ATLANTA – Legislation to increase the limit on commercial truck weights in Georgia cleared a state House committee Thursday over the objections of local government officials, traffic safety advocates, and the Georgia Department of Transportation.
The House Transportation Committee approved the bill 18-11 following an afternoon-long hearing that lasted more than five hours.
House Bill 189 would raise the legal limit on commercial truck weights in Georgia from 80,000 pounds to 90,000.
In reality, trucks weighing up to 95,000 pounds already are being allowed in the Peach State under an emergency order Gov. Brian Kemp signed nearly three years ago at the beginning of the pandemic, said Rep. Steven Meeks, R-Screven, the bill’s chief sponsor.

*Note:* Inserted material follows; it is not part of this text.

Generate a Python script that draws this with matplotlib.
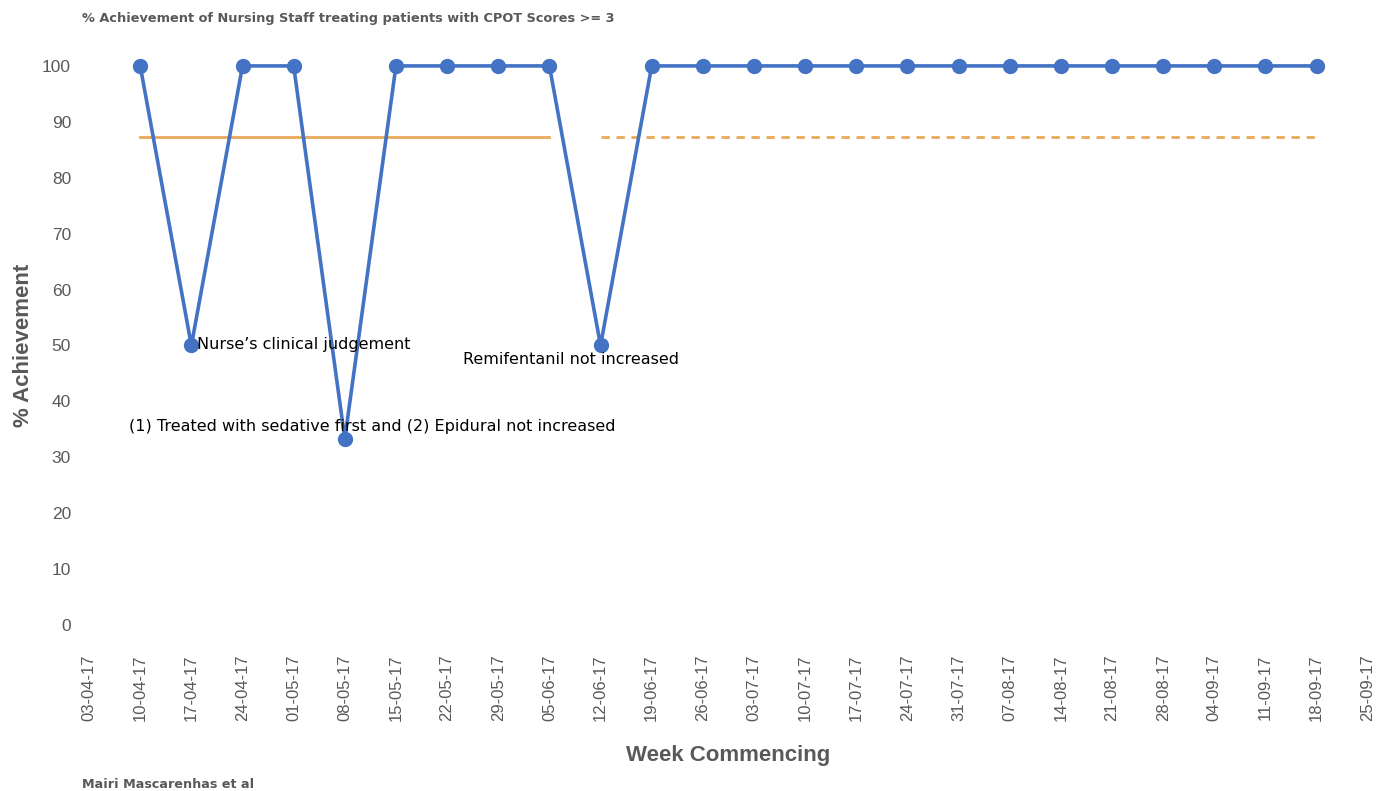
import matplotlib.pyplot as plt

# ======================
# Data
# ======================
weeks = ['03-04-17', '10-04-17', '17-04-17', '24-04-17', '01-05-17', '08-05-17',
         '15-05-17', '22-05-17', '29-05-17', '05-06-17', '12-06-17', '19-06-17',
         '26-06-17', '03-07-17', '10-07-17', '17-07-17', '24-07-17', '31-07-17',
         '07-08-17', '14-08-17', '21-08-17', '28-08-17', '04-09-17', '11-09-17',
         '18-09-17', '25-09-17']

# achievement per week, 10-04-17 .. 18-09-17
achievement = [100, 50, 100, 100, 33.3, 100, 100, 100, 100, 50, 100,
               100, 100, 100, 100, 100, 100, 100, 100, 100, 100, 100, 100, 100]

median_value = 87.2
median_solid = ('10-04-17', '05-06-17')
median_dashed = ('12-06-17', '18-09-17')

notes = [
    ('17-04-17', 50, "Nurse\u2019s clinical judgement"),
    ('08-05-17', 33.3, "(1) Treated with sedative first and (2) Epidural not increased"),
    ('12-06-17', 50, "Remifentanil not increased"),
]

# ======================
# Plot
# ======================
blue = '#4472C4'
orange = '#E9A95B'
grey = '#595959'

x_pos = {w: i for i, w in enumerate(weeks)}
data_x = list(range(1, 1 + len(achievement)))

fig = plt.figure(figsize=(13.83, 7.91), dpi=100)
ax = fig.add_axes([0.0644, 0.1745, 0.9246, 0.7775])

ax.plot(data_x, achievement, color=blue, linewidth=2.6, marker='o', markersize=10, zorder=3)
ax.plot([x_pos[median_solid[0]], x_pos[median_solid[1]]], [median_value] * 2,
        color=orange, linewidth=2, zorder=2)
ax.plot([x_pos[median_dashed[0]], x_pos[median_dashed[1]]], [median_value] * 2,
        color=orange, linewidth=2, linestyle=(0, (3, 2.4)), zorder=2)

offsets = [(4, 1), (20, 9), (-21, -10)]
aligns = [('left', 'center'), ('center', 'center'), ('center', 'center')]
for (wk, val, txt), off, (ha, va) in zip(notes, offsets, aligns):
    ax.annotate(txt, xy=(x_pos[wk], val), xytext=off, textcoords='offset points',
                ha=ha, va=va, fontsize=11.5, color='black', family='DejaVu Sans', zorder=4)

ax.set_xlim(0, len(weeks) - 1)
ax.set_ylim(-5, 105)
ax.set_xticks(range(len(weeks)))
ax.set_xticklabels(weeks, rotation=90, fontsize=12, color=grey, family='Liberation Sans')
ax.set_yticks(range(0, 101, 10))
ax.set_yticklabels([str(v) for v in range(0, 101, 10)], fontsize=12.5, color=grey,
                   family='Liberation Sans')
ax.tick_params(length=0)
ax.tick_params(axis='x', pad=1)
ax.tick_params(axis='y', pad=13)
for s in ax.spines.values():
    s.set_visible(False)

ax.set_xlabel('Week Commencing', fontsize=16, fontweight='bold', color=grey,
              family='Liberation Sans', labelpad=17)
ax.set_ylabel('% Achievement', fontsize=16, fontweight='bold', color=grey,
              family='Liberation Sans', labelpad=6)

fig.text(0.0593, 0.977, '% Achievement of Nursing Staff treating patients with CPOT Scores >= 3',
         fontsize=9.3, fontweight='bold', color=grey, ha='left', va='center')
fig.text(0.0593, 0.008, 'Mairi Mascarenhas et al', fontsize=9.2, fontweight='bold',
         color=grey, ha='left', va='center')

fig.savefig('out.png', dpi=100)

While truck weights have been a contentious issue the General Assembly has debated for years, supporters said the three years of experience with the emergency order are good reason to approve higher truck weights permanently.
“We’ve been doing this,” former Georgia Rep. Chad Nimmer, a board member at the Georgia Forestry Association, told the committee. “We’re at a unique time because we have evidence now.”
A coalition of Georgia’s agriculture and timber industries support the bill.
Will Bentley, president of the Georgia Agribusiness Council, said the proposed increases in truck weights would let farmers move their products on fewer trucks, saving 172,000 truck trips per year, according to a University of Georgia study.
Fewer truck trips translate into savings for local businesses, said Toby McDowell, who runs a logging company in Butts County.
“I’m one of the few people who can say the pandemic saved my business,” he said.